### WORK TO BE COMPLETED
Everything from the first line down to the line containing "var seriesNames = ['RIGID" is to be retyped exactly, both ends included, with pictures left out.

### ENTRIES
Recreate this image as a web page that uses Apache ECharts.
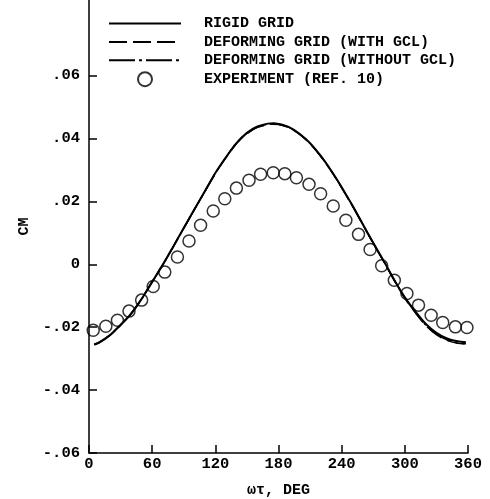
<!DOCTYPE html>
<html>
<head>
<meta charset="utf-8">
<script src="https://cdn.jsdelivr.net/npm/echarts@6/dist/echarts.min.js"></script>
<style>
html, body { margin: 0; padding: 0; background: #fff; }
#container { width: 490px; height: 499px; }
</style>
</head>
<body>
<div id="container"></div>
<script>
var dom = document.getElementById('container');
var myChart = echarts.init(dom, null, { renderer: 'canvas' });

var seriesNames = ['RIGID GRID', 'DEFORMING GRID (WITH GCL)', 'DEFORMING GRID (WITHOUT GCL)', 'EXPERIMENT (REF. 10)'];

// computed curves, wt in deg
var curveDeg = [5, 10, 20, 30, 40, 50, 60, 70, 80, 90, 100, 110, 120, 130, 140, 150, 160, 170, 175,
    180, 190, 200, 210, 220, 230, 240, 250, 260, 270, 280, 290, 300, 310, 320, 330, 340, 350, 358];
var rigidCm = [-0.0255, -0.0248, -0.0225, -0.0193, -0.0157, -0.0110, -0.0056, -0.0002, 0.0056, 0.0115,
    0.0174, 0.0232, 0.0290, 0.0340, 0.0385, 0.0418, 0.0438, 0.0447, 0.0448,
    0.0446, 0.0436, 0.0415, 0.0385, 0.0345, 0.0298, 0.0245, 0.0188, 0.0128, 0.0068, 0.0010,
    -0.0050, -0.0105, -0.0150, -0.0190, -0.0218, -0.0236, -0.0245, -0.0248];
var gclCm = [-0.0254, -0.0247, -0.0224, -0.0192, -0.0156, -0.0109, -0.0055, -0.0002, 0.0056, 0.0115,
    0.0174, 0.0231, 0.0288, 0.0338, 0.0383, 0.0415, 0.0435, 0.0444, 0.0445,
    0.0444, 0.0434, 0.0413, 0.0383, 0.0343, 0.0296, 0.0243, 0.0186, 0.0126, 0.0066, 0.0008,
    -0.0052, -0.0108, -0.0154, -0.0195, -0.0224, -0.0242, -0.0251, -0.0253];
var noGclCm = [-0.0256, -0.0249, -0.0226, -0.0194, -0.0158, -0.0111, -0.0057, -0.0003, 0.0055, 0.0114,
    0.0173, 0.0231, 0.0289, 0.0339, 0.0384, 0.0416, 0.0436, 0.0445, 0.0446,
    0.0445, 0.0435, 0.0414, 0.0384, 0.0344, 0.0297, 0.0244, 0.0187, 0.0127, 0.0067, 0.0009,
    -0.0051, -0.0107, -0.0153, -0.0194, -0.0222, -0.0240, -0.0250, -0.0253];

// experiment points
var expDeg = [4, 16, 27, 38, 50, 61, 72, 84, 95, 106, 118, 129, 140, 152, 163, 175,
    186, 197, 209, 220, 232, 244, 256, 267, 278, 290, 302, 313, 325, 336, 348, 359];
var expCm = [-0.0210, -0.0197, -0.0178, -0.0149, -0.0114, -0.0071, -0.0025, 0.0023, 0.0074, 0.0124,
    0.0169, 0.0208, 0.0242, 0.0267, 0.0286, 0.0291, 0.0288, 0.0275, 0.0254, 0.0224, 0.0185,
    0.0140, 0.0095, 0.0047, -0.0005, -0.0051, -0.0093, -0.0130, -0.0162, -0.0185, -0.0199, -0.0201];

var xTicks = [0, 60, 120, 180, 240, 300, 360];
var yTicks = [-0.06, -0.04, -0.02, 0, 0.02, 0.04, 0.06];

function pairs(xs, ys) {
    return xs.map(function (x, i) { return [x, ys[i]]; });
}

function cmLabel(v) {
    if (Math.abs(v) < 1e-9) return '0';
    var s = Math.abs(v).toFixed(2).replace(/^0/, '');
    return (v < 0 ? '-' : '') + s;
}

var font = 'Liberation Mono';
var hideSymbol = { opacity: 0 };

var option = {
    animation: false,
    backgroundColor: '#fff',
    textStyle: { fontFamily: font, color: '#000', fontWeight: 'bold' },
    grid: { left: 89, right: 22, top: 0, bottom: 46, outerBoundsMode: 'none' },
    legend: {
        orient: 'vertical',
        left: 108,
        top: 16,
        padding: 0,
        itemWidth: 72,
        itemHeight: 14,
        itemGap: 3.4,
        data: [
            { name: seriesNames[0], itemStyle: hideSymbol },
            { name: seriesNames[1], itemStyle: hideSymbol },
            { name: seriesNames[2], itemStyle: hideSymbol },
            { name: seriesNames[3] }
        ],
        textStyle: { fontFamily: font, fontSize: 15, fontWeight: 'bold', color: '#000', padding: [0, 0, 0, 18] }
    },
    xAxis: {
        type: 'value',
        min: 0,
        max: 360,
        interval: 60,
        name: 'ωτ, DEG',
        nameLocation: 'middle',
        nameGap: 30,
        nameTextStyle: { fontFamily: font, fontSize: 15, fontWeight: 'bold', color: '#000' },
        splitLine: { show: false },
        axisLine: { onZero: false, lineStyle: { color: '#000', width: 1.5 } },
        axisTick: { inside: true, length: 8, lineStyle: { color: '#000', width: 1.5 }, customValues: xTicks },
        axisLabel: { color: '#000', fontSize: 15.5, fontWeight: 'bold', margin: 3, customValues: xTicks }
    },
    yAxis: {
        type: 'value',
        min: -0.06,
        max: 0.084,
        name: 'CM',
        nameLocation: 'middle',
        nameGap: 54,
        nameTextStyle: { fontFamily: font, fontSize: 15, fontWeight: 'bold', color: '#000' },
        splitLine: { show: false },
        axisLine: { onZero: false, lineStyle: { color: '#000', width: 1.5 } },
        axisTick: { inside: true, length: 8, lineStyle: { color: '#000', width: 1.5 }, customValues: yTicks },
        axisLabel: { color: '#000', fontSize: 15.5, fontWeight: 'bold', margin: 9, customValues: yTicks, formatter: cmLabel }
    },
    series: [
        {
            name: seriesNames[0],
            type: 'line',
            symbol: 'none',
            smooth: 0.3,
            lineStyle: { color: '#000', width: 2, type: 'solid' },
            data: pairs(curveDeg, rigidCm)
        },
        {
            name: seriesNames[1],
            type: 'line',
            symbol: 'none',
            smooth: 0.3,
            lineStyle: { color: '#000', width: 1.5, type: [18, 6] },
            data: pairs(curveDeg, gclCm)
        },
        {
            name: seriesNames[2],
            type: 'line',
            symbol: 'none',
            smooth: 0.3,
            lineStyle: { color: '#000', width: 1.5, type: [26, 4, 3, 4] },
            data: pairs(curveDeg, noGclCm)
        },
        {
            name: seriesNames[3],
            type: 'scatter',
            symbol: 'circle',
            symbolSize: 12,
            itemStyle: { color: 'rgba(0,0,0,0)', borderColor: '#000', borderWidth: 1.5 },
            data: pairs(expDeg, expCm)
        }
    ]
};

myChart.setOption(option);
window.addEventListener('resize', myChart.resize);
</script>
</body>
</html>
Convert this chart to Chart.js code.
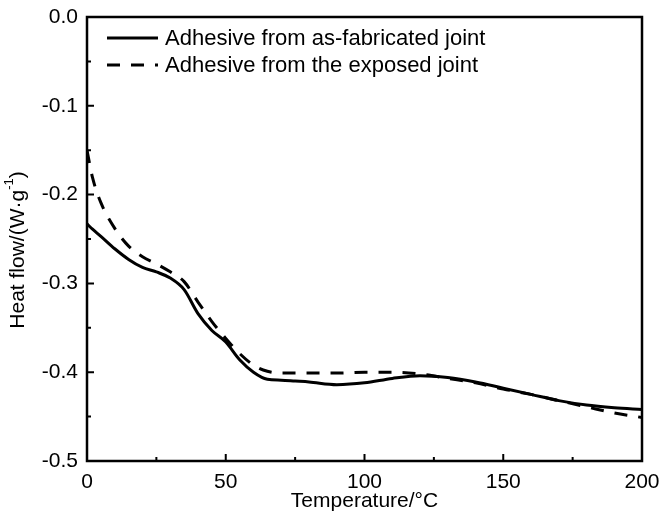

### FULL ANSWER
Recreate this image as a web page that uses Apache ECharts.
<!DOCTYPE html>
<html>
<head>
<meta charset="utf-8">
<script src="https://cdn.jsdelivr.net/npm/echarts@6/dist/echarts.min.js"></script>
<style>
html, body { margin: 0; padding: 0; background: #fff; }
#container { width: 490px; height: 499px; }
</style>
</head>
<body>
<div id="container"></div>
<script>
var dom = document.getElementById('container');
var myChart = echarts.init(dom, null, { renderer: 'canvas' });

var seriesNames = ['RIGID GRID', 'DEFORMING GRID (WITH GCL)', 'DEFORMING GRID (WITHOUT GCL)', 'EXPERIMENT (REF. 10)'];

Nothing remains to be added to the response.